6. Students get an A in a course if they score 90 or more. Thus, consider the following function that checks this requirement:

boolean isScoreA(int grade) {
  if (grade > 90)
    return true;
  else return false;
}

The implementation of this function has three statements, including one if, resulting in two branches. Now, answer the following questions:

  1. Does this function have a bug? If yes, when does it result in a failure?

  2. Suppose the function is tested with two grades: 85 and 95. What is the statement coverage in this case? And the branch coverage?

  3. Consider the following sentence: if a program has 100% coverage both at the statement and branch level, it is bug-free. Is it true or false? Justify your answer.

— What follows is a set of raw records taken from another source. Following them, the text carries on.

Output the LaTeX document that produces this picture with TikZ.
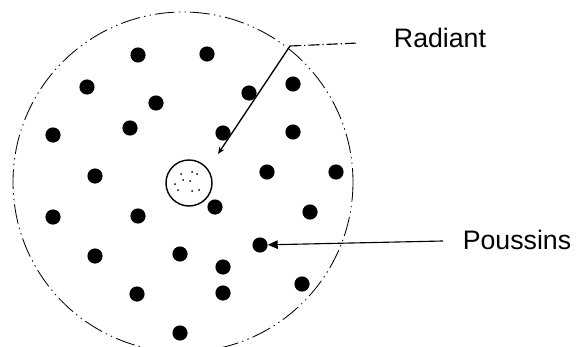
\documentclass[tikz,border=0pt]{standalone}
\usepackage{fontspec}
\setmainfont{Liberation Sans}
\usetikzlibrary{arrows.meta}
\begin{document}
\begin{tikzpicture}[x=0.25mm,y=-0.25mm,
    chick/.style={circle,fill=black,inner sep=0pt,minimum size=3.8mm},
    speck/.style={circle,fill=black,inner sep=0pt,minimum size=0.5mm},
    label/.style={font=\fontsize{19}{23}\selectfont}]
    \useasboundingbox (0,0) rectangle (578,347);

    % Outer boundary
    \draw[line width=0.6pt, dash pattern=on 14pt off 3pt on 1pt off 3pt on 1pt off 3pt] (183,182) circle[radius=170];

    % Radiant
    \node[circle,draw,line width=1pt,minimum size=11.5mm,inner sep=0pt] (rad) at (189,183) {};
    \foreach \x/\y in {181/174,192/172,197/174,183/180,190/181,178/190,192/191,199/190,175/184}
        \node[speck] at (\x,\y) {};

    % Chicks
    \foreach \x/\y [count=\i] in {138/55,207/54,87/87,156/103,249/93,293/84,53/135,130/128,223/133,293/132,
        95/176,267/172,336/172,215/207,53/217,138/216,310/212,260/245,95/256,180/254,
        223/267,137/294,223/293,302/284,180/333}
        \node[chick] (p\i) at (\x,\y) {};

    % Radiant pointer
    \coordinate (tip) at (218,154);
    \coordinate (bend) at (290,46);
    \coordinate (rend) at (358,43);
    \draw[line width=0.9pt,-{Stealth[length=5pt,width=4pt]}] (bend) -- (tip);
    \draw[line width=0.8pt, dash pattern=on 8pt off 2pt on 1pt off 2pt] (bend) -- (rend);
    \node[label] (radlabel) at (440,38) {Radiant};

    % Poussins pointer
    \coordinate (pend) at (443,241);
    \draw[line width=0.8pt,-{Triangle[length=7pt,width=6pt]}] (pend) -- (p18);
    \node[label] (pouslabel) at (517,240) {Poussins};
\end{tikzpicture}
\end{document}
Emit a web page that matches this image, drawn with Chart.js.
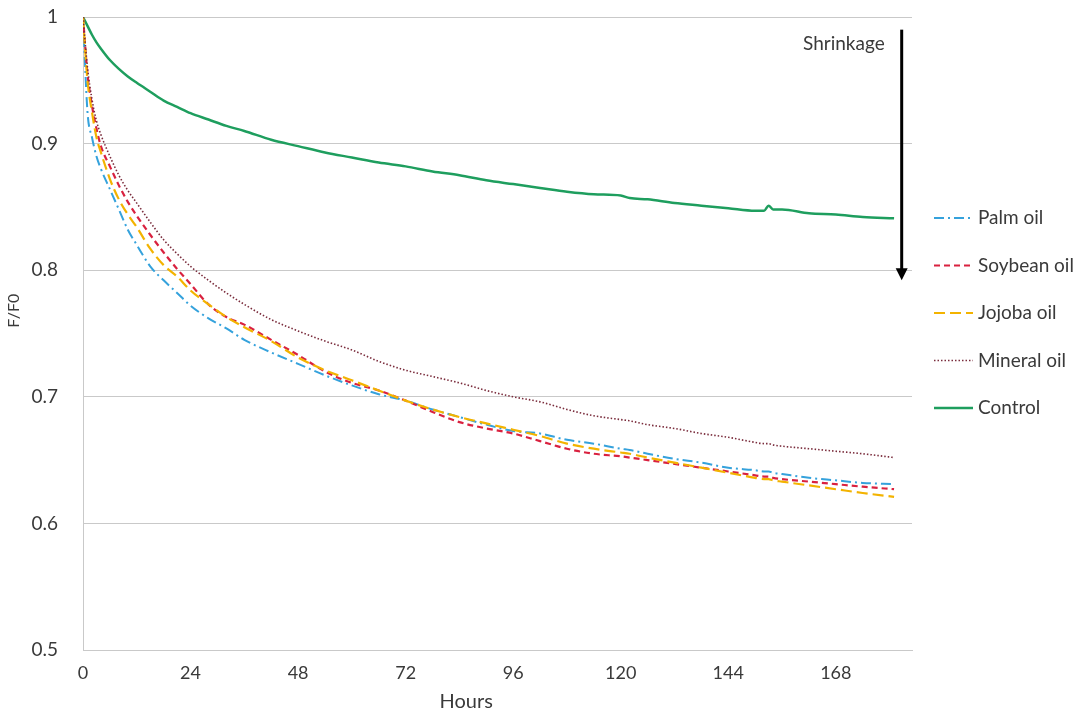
<!DOCTYPE html>
<html><head><meta charset="utf-8">
<script src="https://cdn.jsdelivr.net/npm/chart.js@4.4.1/dist/chart.umd.min.js"></script>
<style>html,body{margin:0;padding:0;background:#fff;}#wrap{width:1080px;height:713px;position:relative;}</style>
</head><body><div id="wrap"><canvas id="c" width="1080" height="713"></canvas></div>
<script>
// ---- data ----
const hours = [0, 1, 2, 3, 4, 6, 8, 10, 12, 15, 18, 21, 24, 28, 32, 36, 42, 48, 54, 60, 66, 72, 78, 84, 90, 96, 102, 108, 114, 120, 122, 126, 132, 138, 144, 150, 152, 153, 154, 156, 162, 168, 174, 181];
const palmOil = [1.000, .925, .905, .890, .880, .864, .848, .832, .820, .803, .792, .782, .772, .762, .754, .745, .735, .726, .717, .709, .702, .697, .690, .684, .678, .673, .671, .666, .663, .659, .658, .655, .651, .648, .644, .642, .641, .641, .640, .639, .636, .634, .632, .631];
const soybeanOil = [1.000, .955, .930, .912, .898, .882, .867, .854, .843, .828, .814, .801, .789, .773, .763, .757, .745, .733, .720, .711, .705, .697, .688, .680, .675, .671, .665, .659, .655, .653, .652, .650, .647, .644, .641, .638, .637, .637, .636, .635, .633, .631, .629, .627];
const jojobaOil = [1.000, .950, .925, .905, .893, .872, .856, .844, .834, .817, .804, .795, .784, .773, .763, .755, .744, .731, .721, .713, .705, .697, .690, .684, .679, .674, .669, .663, .659, .656, .655, .652, .648, .644, .640, .636, .635, .635, .634, .633, .630, .627, .624, .621];
const mineralOil = [1.000, .960, .935, .918, .907, .890, .875, .863, .853, .838, .824, .813, .803, .792, .782, .773, .761, .752, .744, .737, .728, .721, .716, .711, .705, .700, .696, .690, .685, .682, .681, .678, .675, .671, .668, .664, .663, .663, .662, .661, .659, .657, .655, .652];
const control = [1.000, .993, .986, .980, .975, .966, .959, .953, .948, .941, .934, .929, .924, .919, .914, .910, .903, .898, .893, .889, .885, .882, .878, .875, .871, .868, .865, .862, .860, .859, .857, .856, .853, .851, .849, .847, .847, .851, .848, .848, .845, .844, .842, .841];
const seriesNames = ['Palm oil', 'Soybean oil', 'Jojoba oil', 'Mineral oil', 'Control'];
const xTickValues = [0, 24, 48, 72, 96, 120, 144, 168];
const yTickValues = [0.5, 0.6, 0.7, 0.8, 0.9, 1];
const axisTitles = { x: 'Hours', y: 'F/F0' };
const annotationText = 'Shrinkage';

const FONT = 'Lato, "Open Sans", "DejaVu Sans", sans-serif';
const TXT = '#3a3a3a';
const GRID = '#c9c9c9';

function pts(vals) { return hours.map((h, i) => ({ x: h, y: vals[i] })); }

const styles = [
  { color: '#35a2dc', width: 2, dash: [10, 4, 2, 4] },
  { color: '#d9213f', width: 2.2, dash: [6, 4] },
  { color: '#f3b300', width: 2.2, dash: [11, 5] },
  { color: '#7a2c3c', width: 1.6, dash: [1.5, 2] },
  { color: '#1e9e5e', width: 2.5, dash: [] }
];
const seriesValues = [palmOil, soybeanOil, jojobaOil, mineralOil, control];

const datasets = seriesNames.map((name, i) => ({
  label: name,
  data: pts(seriesValues[i]),
  borderColor: styles[i].color,
  backgroundColor: styles[i].color,
  borderWidth: styles[i].width,
  borderDash: styles[i].dash,
  pointRadius: 0,
  fill: false,
  cubicInterpolationMode: 'monotone',
  order: i === 4 ? 5 : 4 - i
}));

const sideLegend = {
  id: 'sideLegend',
  afterDraw(chart) {
    const ctx = chart.ctx, ca = chart.chartArea;
    ctx.save();
    ctx.font = '19px ' + FONT;
    ctx.textBaseline = 'middle';
    ctx.textAlign = 'left';
    chart.data.datasets.forEach((ds, i) => {
      const y = ca.top + 201 + i * 47.5;
      ctx.beginPath();
      ctx.strokeStyle = ds.borderColor;
      ctx.lineWidth = ds.borderWidth;
      ctx.setLineDash(ds.borderDash || []);
      ctx.moveTo(ca.right + 22, y);
      ctx.lineTo(ca.right + 61, y);
      ctx.stroke();
      ctx.setLineDash([]);
      ctx.fillStyle = TXT;
      ctx.fillText(ds.label, ca.right + 66, y);
    });
    ctx.restore();
  }
};

const axisTitlesPlugin = {
  id: 'axisTitlesPlugin',
  afterDraw(chart) {
    const ctx = chart.ctx, xs = chart.scales.x, ys = chart.scales.y;
    ctx.save();
    ctx.fillStyle = TXT;
    ctx.textAlign = 'center'; ctx.textBaseline = 'middle';
    ctx.font = '20px ' + FONT;
    ctx.fillText(axisTitles.x, xs.getPixelForValue(85.5), xs.bottom - 11);
    ctx.translate(14, ys.getPixelForValue(0.768));
    ctx.rotate(-Math.PI / 2);
    ctx.font = '16px ' + FONT;
    ctx.fillText(axisTitles.y, 0, 0);
    ctx.restore();
  }
};

const arrowNote = {
  id: 'arrowNote',
  afterDatasetsDraw(chart) {
    const ctx = chart.ctx, xs = chart.scales.x, ys = chart.scales.y;
    const ax = xs.getPixelForValue(182.7);
    const yTop = ys.getPixelForValue(0.99), yTip = ys.getPixelForValue(0.792);
    ctx.save();
    ctx.strokeStyle = '#000'; ctx.fillStyle = '#000'; ctx.lineWidth = 3;
    ctx.beginPath(); ctx.moveTo(ax, yTop); ctx.lineTo(ax, yTip - 10); ctx.stroke();
    ctx.beginPath(); ctx.moveTo(ax - 6, yTip - 12); ctx.lineTo(ax + 6, yTip - 12); ctx.lineTo(ax, yTip); ctx.closePath(); ctx.fill();
    ctx.font = '19px ' + FONT; ctx.fillStyle = TXT; ctx.textAlign = 'right'; ctx.textBaseline = 'middle';
    ctx.fillText(annotationText, xs.getPixelForValue(178.9), ys.getPixelForValue(0.979));
    ctx.restore();
  }
};

new Chart(document.getElementById('c'), {
  type: 'line',
  data: { datasets },
  options: {
    responsive: false,
    animation: false,
    devicePixelRatio: 1,
    layout: { padding: { top: 17, right: 168, bottom: 0, left: 0 } },
    plugins: { legend: { display: false }, tooltip: { enabled: false } },
    scales: {
      x: {
        type: 'linear', min: 0, max: 185,
        afterFit(s) { s.height = 63; },
        afterBuildTicks(s) { s.ticks = xTickValues.map(v => ({ value: v })); },
        ticks: { font: { size: 18, family: FONT }, color: TXT, padding: 0, maxRotation: 0, autoSkip: false },
        grid: { display: false, drawTicks: true, tickLength: 12, tickColor: 'rgba(0,0,0,0)' },
        border: { display: true, color: GRID, width: 1 },
        title: { display: false }
      },
      y: {
        type: 'linear', min: 0.5, max: 1,
        afterFit(s) { s.width = 83; },
        afterBuildTicks(s) { s.ticks = yTickValues.map(v => ({ value: v })); },
        ticks: { font: { size: 19, family: FONT }, color: TXT, padding: 0, callback: v => String(+v.toFixed(1)) },
        grid: { color: GRID, lineWidth: 1, drawTicks: true, tickLength: 25, tickColor: 'rgba(0,0,0,0)' },
        border: { display: true, color: GRID, width: 1 },
        title: { display: false }
      }
    }
  },
  plugins: [arrowNote, sideLegend, axisTitlesPlugin]
});
</script></body></html>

7. Complete the assert commands in the indicated sections.

public void test1() {
   LinkedList list = mock(LinkedList.class);
   when(list.size()).thenReturn(10);
   assertEquals(___________, ___________);
}

public void test2() {
   LinkedList list = mock(LinkedList.class);
   when(list.get(0)).thenReturn("Software");
   when(list.get(1)).thenReturn("Engineering");
   String result = list.get(0) + " " + list.get(1);
   assertEquals(___________, ___________);
}

8. Suppose two classes A and B, with A using B. To enable unit testing of A, a mock for B, called BMock, was created. The unit test of A is passing. However, the integration test of A and B is failing. Thus, describe a more realistic scenario, in which A, B, and BMock are classes with methods performing real functions. The proposed scenario should include a bug hidden by BMock. In other words, B has a bug that only appears in the integration test.